Het onderwijs moet meer focussen op zijn kerntaak: kennisoverdracht en basiscompetenties doen verwerven. Dat is de boodschap van het rapport van de commissie Beter Onderwijs. ‘De slinger is te ver doorgeslagen richting welbevinden.’
De commissie Beter Onderwijs kwam er in 2019 op vraag van Vlaams minister van Onderwijs Ben Weyts (N-VA). Aanleiding waren de tegenvallende resultaten van Vlaanderen op de laatste PISA-testen. Philip Brinckman, pedagogisch directeur van het Sint-Jozefcollege in Turnhout, kreeg de opdracht de commissie voor te zitten. Samen met zeven leerkrachten en zeven experts uit de academische wereld – cognitief psycholoog Wouter Duyck is wellicht de bekendste naam – kweet hij zich van die taak.

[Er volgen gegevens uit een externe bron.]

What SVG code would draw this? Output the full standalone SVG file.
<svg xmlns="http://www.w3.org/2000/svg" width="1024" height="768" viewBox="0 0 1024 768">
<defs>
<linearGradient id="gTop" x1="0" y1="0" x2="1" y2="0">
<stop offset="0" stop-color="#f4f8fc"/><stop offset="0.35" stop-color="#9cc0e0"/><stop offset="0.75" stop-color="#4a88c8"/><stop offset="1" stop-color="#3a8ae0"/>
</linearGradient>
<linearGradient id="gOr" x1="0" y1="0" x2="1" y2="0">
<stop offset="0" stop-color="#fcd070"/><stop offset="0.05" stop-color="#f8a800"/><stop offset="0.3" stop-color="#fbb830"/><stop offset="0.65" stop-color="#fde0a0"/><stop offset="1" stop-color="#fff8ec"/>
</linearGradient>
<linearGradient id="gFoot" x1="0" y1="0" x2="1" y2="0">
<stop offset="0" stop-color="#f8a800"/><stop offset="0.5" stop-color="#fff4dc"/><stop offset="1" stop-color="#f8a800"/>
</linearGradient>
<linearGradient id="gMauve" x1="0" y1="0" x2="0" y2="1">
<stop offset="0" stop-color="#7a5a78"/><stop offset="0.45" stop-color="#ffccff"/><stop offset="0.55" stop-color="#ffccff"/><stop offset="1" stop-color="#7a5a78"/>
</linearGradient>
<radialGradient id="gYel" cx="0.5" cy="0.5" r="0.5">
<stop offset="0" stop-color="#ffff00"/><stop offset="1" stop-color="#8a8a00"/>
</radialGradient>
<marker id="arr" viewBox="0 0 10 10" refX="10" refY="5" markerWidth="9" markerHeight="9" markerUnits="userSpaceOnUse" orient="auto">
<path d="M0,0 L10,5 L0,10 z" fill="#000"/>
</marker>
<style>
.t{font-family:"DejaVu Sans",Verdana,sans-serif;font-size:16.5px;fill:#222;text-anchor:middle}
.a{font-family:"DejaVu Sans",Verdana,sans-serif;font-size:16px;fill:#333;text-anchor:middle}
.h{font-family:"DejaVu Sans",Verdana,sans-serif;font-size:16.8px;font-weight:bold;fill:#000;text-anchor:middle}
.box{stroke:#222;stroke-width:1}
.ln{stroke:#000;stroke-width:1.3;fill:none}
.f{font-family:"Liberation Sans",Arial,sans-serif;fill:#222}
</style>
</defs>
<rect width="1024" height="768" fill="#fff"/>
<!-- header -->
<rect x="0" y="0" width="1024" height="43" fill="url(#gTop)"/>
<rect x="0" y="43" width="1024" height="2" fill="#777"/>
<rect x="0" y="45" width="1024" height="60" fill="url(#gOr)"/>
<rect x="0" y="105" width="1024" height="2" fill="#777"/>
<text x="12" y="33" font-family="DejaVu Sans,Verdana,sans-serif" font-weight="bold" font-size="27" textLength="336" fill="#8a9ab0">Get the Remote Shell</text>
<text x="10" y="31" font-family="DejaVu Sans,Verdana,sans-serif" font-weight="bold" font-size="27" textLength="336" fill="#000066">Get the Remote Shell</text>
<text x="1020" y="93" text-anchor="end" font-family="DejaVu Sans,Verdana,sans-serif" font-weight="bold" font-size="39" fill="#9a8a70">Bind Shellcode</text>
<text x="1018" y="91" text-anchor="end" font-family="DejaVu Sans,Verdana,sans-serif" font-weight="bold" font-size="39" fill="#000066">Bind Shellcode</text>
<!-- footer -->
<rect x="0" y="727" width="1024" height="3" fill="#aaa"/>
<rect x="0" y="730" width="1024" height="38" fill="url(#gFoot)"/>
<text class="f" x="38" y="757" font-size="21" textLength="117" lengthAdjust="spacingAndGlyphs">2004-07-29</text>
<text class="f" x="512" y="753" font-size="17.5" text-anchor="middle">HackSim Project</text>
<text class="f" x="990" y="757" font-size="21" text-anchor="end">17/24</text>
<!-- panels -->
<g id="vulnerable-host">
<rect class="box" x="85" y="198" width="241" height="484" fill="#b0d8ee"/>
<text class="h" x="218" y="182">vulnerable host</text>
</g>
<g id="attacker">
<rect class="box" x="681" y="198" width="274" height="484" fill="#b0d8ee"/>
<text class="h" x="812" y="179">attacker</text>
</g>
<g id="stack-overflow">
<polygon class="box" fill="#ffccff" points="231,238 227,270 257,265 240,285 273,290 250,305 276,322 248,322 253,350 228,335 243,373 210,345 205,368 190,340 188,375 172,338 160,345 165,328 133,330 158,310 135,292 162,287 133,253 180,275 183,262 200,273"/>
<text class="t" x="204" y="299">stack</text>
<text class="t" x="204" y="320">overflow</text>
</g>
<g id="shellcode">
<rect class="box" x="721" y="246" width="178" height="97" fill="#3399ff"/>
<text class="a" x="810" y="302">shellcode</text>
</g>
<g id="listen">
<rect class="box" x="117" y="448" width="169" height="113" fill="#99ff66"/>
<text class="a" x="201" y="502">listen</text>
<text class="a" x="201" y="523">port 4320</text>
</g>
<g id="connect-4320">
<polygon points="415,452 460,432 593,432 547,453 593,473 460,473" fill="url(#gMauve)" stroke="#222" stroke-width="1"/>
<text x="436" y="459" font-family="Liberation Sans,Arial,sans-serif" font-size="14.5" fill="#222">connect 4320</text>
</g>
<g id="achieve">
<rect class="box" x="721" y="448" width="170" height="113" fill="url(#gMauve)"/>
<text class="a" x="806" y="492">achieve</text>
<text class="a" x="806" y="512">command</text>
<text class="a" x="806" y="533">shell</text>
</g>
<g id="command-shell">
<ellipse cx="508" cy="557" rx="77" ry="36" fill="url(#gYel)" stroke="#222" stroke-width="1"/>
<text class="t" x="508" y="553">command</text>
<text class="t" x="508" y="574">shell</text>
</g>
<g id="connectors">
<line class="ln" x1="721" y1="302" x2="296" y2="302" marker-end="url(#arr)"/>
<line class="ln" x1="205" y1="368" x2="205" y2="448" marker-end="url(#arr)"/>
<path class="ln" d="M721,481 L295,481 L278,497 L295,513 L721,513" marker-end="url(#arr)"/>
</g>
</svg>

Het resultaat is een lijst van 58 adviezen. De meeste daarvan richten zich tot scholen en leerkrachten zelf. Zo is er de vraag om meer tijd te besteden aan basiskennis en -vaardigheden, zoals lezen, rekenen en schrijven, of om hoge verwachtingen te stellen aan kansarme kinderen. Maar evengoed zijn er adviezen voor het beleid – geef scholen meer tijd om leerkrachten vast te benoemen dan nu – en zelfs voor ouders. Die laatsten krijgen de vraag om leerkrachten meer te steunen.
Ook opvallend: de commissie pleit voor de oprichting van een onafhankelijk kenniscentrum voor onderwijs. “De jongste jaren zijn er iets te veel hypes het onderwijs binnengekomen waarvan we niet weten of ze werken”, zegt
Brinckman. Miranda Geens, kleuterleidster en medeauteur, treedt hem daarin bij. “Neem nu zaken als ‘coteaching’ of ‘nadruk leggen op executieve functies’. Er wordt veel te weinig informatie aan leerkrachten gegeven over hoe ze dat moeten verstaan of invullen.”

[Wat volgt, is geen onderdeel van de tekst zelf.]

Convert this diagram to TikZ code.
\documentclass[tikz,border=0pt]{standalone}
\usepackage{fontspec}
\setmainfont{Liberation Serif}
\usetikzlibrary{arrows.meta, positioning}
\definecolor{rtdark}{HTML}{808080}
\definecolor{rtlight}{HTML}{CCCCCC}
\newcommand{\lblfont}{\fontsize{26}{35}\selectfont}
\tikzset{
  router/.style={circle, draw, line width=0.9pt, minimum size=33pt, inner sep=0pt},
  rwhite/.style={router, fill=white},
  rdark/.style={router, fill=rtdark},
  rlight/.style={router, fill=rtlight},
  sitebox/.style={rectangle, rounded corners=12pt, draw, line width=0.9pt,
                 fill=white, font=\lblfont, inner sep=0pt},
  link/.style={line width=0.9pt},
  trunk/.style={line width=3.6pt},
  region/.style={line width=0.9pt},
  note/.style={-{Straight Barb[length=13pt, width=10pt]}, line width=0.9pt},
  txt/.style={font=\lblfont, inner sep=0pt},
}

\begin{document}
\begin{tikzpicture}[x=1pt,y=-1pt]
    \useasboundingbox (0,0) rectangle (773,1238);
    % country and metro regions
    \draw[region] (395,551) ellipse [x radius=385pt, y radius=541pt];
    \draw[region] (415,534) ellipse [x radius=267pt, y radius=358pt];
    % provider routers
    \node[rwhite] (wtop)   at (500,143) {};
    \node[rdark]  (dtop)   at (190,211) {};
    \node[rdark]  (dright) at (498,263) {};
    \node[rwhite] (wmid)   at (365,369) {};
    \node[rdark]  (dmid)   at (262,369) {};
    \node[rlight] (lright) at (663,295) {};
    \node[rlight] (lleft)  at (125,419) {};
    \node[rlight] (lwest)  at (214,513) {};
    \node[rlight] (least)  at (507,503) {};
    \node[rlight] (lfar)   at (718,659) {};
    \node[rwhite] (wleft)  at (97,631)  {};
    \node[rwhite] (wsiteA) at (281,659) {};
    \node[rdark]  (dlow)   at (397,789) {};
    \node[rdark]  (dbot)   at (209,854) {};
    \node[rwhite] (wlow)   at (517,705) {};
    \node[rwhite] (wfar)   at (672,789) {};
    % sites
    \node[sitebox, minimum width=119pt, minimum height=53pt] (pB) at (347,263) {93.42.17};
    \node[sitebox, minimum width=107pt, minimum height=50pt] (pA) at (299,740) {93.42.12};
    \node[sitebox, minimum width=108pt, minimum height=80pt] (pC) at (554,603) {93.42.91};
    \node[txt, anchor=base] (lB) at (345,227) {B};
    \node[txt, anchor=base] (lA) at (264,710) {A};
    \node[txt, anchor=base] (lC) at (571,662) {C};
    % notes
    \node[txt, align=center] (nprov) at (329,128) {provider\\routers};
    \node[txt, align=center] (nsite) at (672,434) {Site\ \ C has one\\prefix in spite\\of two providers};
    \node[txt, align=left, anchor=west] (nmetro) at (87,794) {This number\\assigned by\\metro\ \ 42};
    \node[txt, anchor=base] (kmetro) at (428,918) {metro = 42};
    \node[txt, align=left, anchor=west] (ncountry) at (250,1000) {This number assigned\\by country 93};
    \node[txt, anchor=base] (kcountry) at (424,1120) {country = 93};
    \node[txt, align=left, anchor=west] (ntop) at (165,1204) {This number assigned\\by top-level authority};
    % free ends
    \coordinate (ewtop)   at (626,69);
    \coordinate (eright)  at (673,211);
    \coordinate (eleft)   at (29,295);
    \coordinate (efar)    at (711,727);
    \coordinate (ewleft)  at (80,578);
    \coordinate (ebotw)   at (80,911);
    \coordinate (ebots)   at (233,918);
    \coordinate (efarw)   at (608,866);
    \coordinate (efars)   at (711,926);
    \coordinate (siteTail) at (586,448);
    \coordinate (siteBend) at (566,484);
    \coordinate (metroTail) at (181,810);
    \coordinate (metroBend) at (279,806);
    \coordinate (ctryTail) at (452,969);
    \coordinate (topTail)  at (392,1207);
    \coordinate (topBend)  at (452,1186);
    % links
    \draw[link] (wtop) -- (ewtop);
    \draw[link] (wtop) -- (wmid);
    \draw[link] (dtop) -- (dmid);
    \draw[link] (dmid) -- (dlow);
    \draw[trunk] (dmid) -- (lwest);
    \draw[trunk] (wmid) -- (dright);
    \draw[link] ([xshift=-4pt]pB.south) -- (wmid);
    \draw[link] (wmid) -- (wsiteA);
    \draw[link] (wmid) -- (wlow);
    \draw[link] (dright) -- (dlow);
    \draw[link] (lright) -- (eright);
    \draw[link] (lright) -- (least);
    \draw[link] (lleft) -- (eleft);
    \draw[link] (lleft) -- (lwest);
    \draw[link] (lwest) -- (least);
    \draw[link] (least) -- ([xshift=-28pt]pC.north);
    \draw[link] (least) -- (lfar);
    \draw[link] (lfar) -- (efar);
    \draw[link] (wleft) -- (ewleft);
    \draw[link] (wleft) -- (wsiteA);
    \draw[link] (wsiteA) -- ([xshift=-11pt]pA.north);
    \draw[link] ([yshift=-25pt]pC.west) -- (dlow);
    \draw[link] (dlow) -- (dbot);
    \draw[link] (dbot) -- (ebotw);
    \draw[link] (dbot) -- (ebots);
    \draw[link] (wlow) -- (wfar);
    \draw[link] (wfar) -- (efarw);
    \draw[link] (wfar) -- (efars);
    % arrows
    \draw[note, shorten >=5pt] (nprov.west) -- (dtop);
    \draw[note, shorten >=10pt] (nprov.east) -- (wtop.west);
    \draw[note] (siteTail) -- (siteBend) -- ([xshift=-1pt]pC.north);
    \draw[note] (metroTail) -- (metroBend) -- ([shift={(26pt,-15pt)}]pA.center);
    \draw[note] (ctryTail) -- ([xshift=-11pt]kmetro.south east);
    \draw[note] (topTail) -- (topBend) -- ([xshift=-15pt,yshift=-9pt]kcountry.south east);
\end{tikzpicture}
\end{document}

“Dat was heel vaak de teneur in onze discussies”, beaamt Kris Versluys, oud-directeur Onderwijs UGent. “We zijn te ver afgeweken van de basis. Het onderwijs was veertig jaar geleden misschien te statisch. Daar heeft men misschien wat schwung in proberen te brengen. Maar – en die uitdrukking heb ik vaak horen terugkomen – ik denk dat de slinger daarbij te ver is doorgeslagen in de richting van welbevinden.”
Daarmee sluit de toon van het rapport aan bij de steeds dominanter wordende stemmen in het publieke debat die hameren op die back to basics-argumenten. “Soms heb ik de indruk dat het onderwijs te veel probeert om het wiel opnieuw uit te vinden”, zegt ook Brinckman.
Aanzien opkrikken
De hoop van de commissie is om zo ook het aanzien van het beroep op te krikken. Volgens hen worden er nu te veel verschillende zaken aan leerkrachten gevraagd waardoor het niet duidelijk is wat ze moeten doen. Door meer duidelijkheid te scheppen moet het beroep ook aantrekkelijker worden.
Wat daar eveneens voor moet zorgen, is een verplichte en vooral bindende instaptoets in de lerarenopleidingen. “Vroeger kozen de knappe koppen voor het onderwijs”, zegt Johan De Donder, leraar Nederlands, geschiedenis en economie. “Hoe we dat aanzien terugbrengen? Door de kwaliteit op te krikken.”
De vraag is nu wat er met het rapport zal gebeuren. Wordt het het zoveelste ongelezen rapport op een bureau in Brussel? Brinckman en zijn collega’s
hopen van niet. “We hopen dat het voor debat zorgt”, zeggen zij. “We hopen dat er nu uitnodigingen komen om het rapport toe te lichten, bijvoorbeeld van de koepels”, zegt professor Jan Vanhoof (UAntwerpen). “En als die niet komen, zullen we hen zelf uitnodigen.”